WEST POINT, N.Y. - It was a little before midnight when the howling mob of pimply-faced plebes burst into his room. Three or four wild-eyed goons jumped on his chest and the others duct-taped his wrists together. Someone produced an electric razor and gouged out a strip of his hair and someone else tried to scrawl "Beat Navy" in his scalp with a blue marker, only the marker skipped and it turned out more like "be nay," like some kind of weird Zen koan. Then suddenly they were gone, their frenzied laughter echoing down the barracks hallway.
When Josh Hellwig finally freed himself and stared into the mirror, he looked like a man who'd wandered into a freshly painted ceiling fan. Forced to shave his entire head to cover up the gouges, the electrical engineering major from Wisconsin muttered, "There will be retaliatory action," even as a smile played across his features.
As a chilly autumn grips the highlands of New York's picturesque Hudson Valley, Josh Hellwig finds himself deep behind enemy lines.
A midshipman 3rd class (junior) at the U.S. Naval Academy, he's here at the U.S. Military Academy with eight other mids as part of the annual semester-long student exchange program between the service academies. Although Hellwig and his fellow mids stand out in their "working blues" or "summer whites" amid 4,000 cadets in grays or bdu's (battle dress uniforms), during a normal week they live in the austere, fortress-like barracks, attend classes and form up for the noon march into the cavernous mess hall without incident.
But this is not a normal week. This is Navy Week.

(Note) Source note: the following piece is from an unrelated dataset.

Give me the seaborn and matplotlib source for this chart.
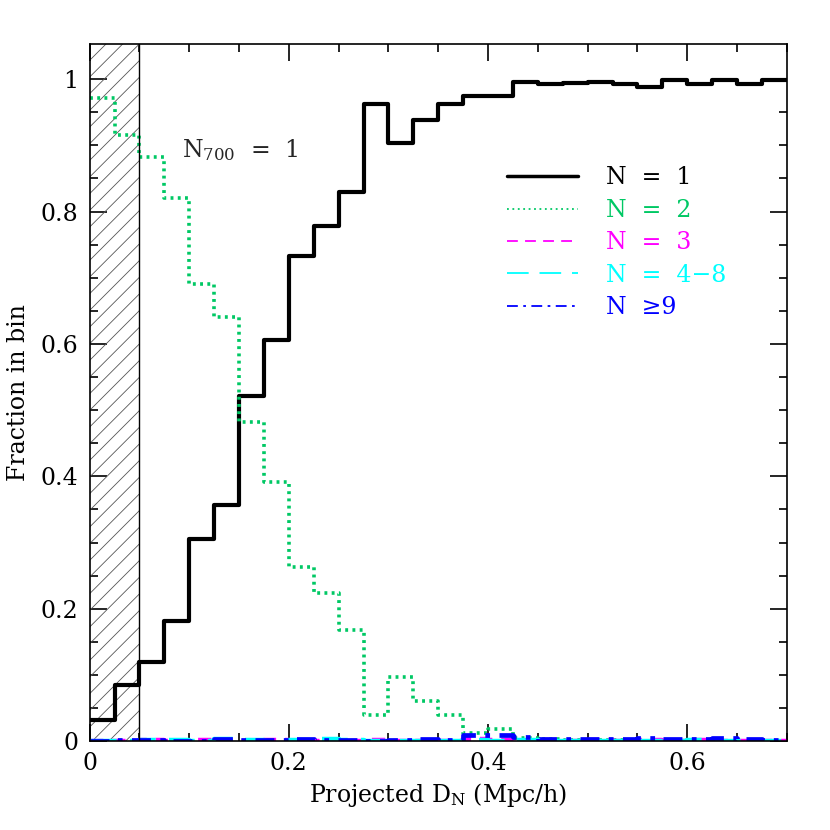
import numpy as np
import pandas as pd
import matplotlib
matplotlib.use('Agg')
import matplotlib.pyplot as plt
from matplotlib.lines import Line2D
import seaborn as sns

# bin edges in projected distance (Mpc/h), width 0.025
bin_lo = np.round(np.arange(0, 0.7, 0.025), 4)

frac_n1 = [0.032, 0.085, 0.119, 0.181, 0.305, 0.357, 0.521, 0.606, 0.733, 0.778,
           0.829, 0.962, 0.904, 0.938, 0.962, 0.975, 0.975, 0.996, 0.993, 0.994,
           0.996, 0.992, 0.988, 0.999, 0.992, 0.998, 0.993, 0.999]
frac_n2 = [0.971, 0.916, 0.883, 0.820, 0.691, 0.641, 0.482, 0.392, 0.263, 0.224,
           0.168, 0.039, 0.097, 0.061, 0.039, 0.013, 0.018, 0.005, 0.004, 0.002,
           0.002, 0.002, 0.001, 0.001, 0.001, 0.001, 0.001, 0.001]
frac_n3 = [0.000, 0.001, 0.002, 0.000, 0.002, 0.001, 0.000, 0.002, 0.000, 0.001,
           0.000, 0.002, 0.000, 0.001, 0.001, 0.004, 0.002, 0.001, 0.002, 0.001,
           0.002, 0.001, 0.002, 0.000, 0.002, 0.001, 0.001, 0.001]
frac_n48 = [0.000, 0.001, 0.002, 0.002, 0.001, 0.003, 0.002, 0.001, 0.002, 0.003,
            0.002, 0.001, 0.000, 0.001, 0.001, 0.002, 0.001, 0.002, 0.001, 0.001,
            0.000, 0.001, 0.001, 0.001, 0.002, 0.001, 0.001, 0.000]
frac_n9 = [0.001, 0.002, 0.002, 0.001, 0.001, 0.003, 0.002, 0.002, 0.003, 0.002,
           0.002, 0.001, 0.002, 0.003, 0.002, 0.009, 0.010, 0.006, 0.004, 0.004,
           0.003, 0.004, 0.005, 0.004, 0.004, 0.005, 0.004, 0.002]

series = [
    ("N  =  1", frac_n1, "black", "-", 3.0),
    ("N  =  2", frac_n2, "#00c864", (0, (0.8, 1.2)), 2.6),
    ("N  =  3", frac_n3, "#ff00ff", (0, (3, 2)), 3.2),
    ("N  =  4\u22128", frac_n48, "#00ffff", (0, (6, 3)), 3.2),
    ("N  \u22659", frac_n9, "#0000ff", (0, (4, 2, 1, 2)), 3.4),
]
legend_styles = ["-", (0, (1, 2)), (0, (6, 4)), (0, (12, 6)), (0, (6, 3, 1.5, 3))]

sns.set_style("ticks")
plt.rcParams['font.family'] = ['DejaVu Serif', 'DejaVu Sans']
plt.rcParams['mathtext.fontset'] = 'dejavuserif'
plt.rcParams['hatch.linewidth'] = 0.6
plt.rcParams['hatch.color'] = '#555555'

fig = plt.figure(figsize=(8.3, 8.3), dpi=100)
ax = fig.add_axes([0.108, 0.107, 0.840, 0.840])

for label, vals, col, ls, lw in series:
    df = pd.DataFrame({"d": bin_lo + 0.0125, "frac": vals})
    sns.histplot(data=df, x="d", weights="frac", bins=len(bin_lo), binrange=(0, 0.7),
                 element="step", fill=False, color=col, linestyle=ls,
                 linewidth=lw, ax=ax)

# excluded region
ax.axvspan(0, 0.05, facecolor='none', edgecolor='#555555', hatch='//', linewidth=0)
ax.axvline(0.05, color='black', lw=1.0)

ax.set_xlim(0, 0.7)
ax.set_ylim(0, 1.053)
ax.set_xticks([0, 0.2, 0.4, 0.6])
ax.set_xticklabels(["0", "0.2", "0.4", "0.6"])
ax.set_yticks([0, 0.2, 0.4, 0.6, 0.8, 1.0])
ax.set_yticklabels(["0", "0.2", "0.4", "0.6", "0.8", "1"])
ax.set_xticks(np.arange(0, 0.701, 0.05), minor=True)
ax.set_yticks(np.arange(0, 1.05, 0.05), minor=True)
ax.tick_params(which='both', direction='in', top=True, right=True, width=1.2,
               color='black', labelcolor='black')
ax.tick_params(which='major', length=12, labelsize=17, pad=8)
ax.tick_params(which='minor', length=6)
for s in ax.spines.values():
    s.set_linewidth(1.2)
    s.set_color('black')

ax.set_xlabel("Projected D$_\\mathregular{N}$ (Mpc/h)", fontsize=17, labelpad=4,
              color='black')
ax.set_ylabel("Fraction in bin", fontsize=17, labelpad=8, color='black')

ax.text(0.093, 0.893, "N$_{\\mathregular{700}}$  =  1", fontsize=17, va='center')

handles = [Line2D([], [], color=c, linestyle=ls, lw=2.5 if i == 0 else 1.3)
           for i, ((_, _, c, _, _), ls) in enumerate(zip(series, legend_styles))]
leg = ax.legend(handles, [s[0] for s in series], loc='upper left',
                bbox_to_anchor=(0.568, 0.855), frameon=False, fontsize=17,
                handlelength=3.0, handletextpad=1.2, labelspacing=0.4,
                labelcolor=[s[2] for s in series])

fig.savefig("out.png", dpi=100)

At noon tomorrow at PSINet Stadium, the Army and Navy football teams renew their historic rivalry, meeting for the 101st time. Which means in the days leading up to the big game, these mids at West Point find themselves victims - and instigators - of all manner of pranks and verbal harassment, most, if not all, of it good-natured.
In some ways, the high spirits sur- rounding the game stand in stark contrast to what is produced by the teams on the field. Football at the service academies has fallen on hard times, and the glory days of Heisman Trophy winners Glenn Davis, Doc Blanchard and Pete Dawkins of Army or Joe Bellino and Roger Staubach of Navy, when the academies produced some of the top teams in the country, seem long ago, indeed.
Navy is winless this season at 0-10. Army is 1-9, its lone win over weak sister Tulane. But, as always, a victory by either over its arch rival will take the sting out of a miserable season. The Game, therefore, looms large in the minds of the cadets and midshipmen - and so do the pre-game high jinks.
Just two hours after enduring that unfortunate haircut, Josh Hellwig slips out of his barracks and joins five other midshipmen on a covert operation. Dressed in black and lugging shopping bags, they sprint across the dark parade grounds and creep up to the elegant home of the academy superintendent, Lt. Gen. Daniel W. Christman.
Quickly, Navy blue and gold crepe paper is hung from the porch. Navy balloons are tied to the railings. Rolls of toilet paper thud loudly against the porch roof and trail down over the eaves. (Amazingly, no lights inside click on. Apparently, the superintendent and his family are not just sleeping, but are also heavily anesthetized.)
Finally, the ultimate act of sabotage: wielding screwdrivers, the mids rearrange the signs hanging from the window boxes to say "Go Navy!" and "Beat Army!" In the morning, the academy will awaken and there, out of the mists, the "Supe's" house will come into view, desecrated with Navy colors - at least until the mess is quickly cleaned up. The midshipmen will cackle and boast about the ridiculous ease with which they carried out their night-time operation. The cadets will vow revenge.
"Bring it on! I`m waiting!" cries Blythe Oraker the next day. Oraker, an ocean engineering major from Bremerton, Wash., is one of three female midshipmen in the exchange program and the de facto ringleader of the raid on the Supe's house. Right now she and Josh Hellwig are wearing their "white works" and standing amid an army of cadets in bdu's inside the mess hall, under a gigantic color mural depicting famous battle scenes throughout history.
"This is actually for going to [phys ed] class," says Hellwig of their baggy, glaring-white uniforms. "We wear it 'cause it's kind of obnoxious. When the guy in the barbershop sees me, he always says, `I'll take two scoops of vanilla.'"
Like the menacing horsemen wielding sabers in the mural directly over their heads, though, Hellwig and Oraker seem more than capable of holding their own in a good scrap.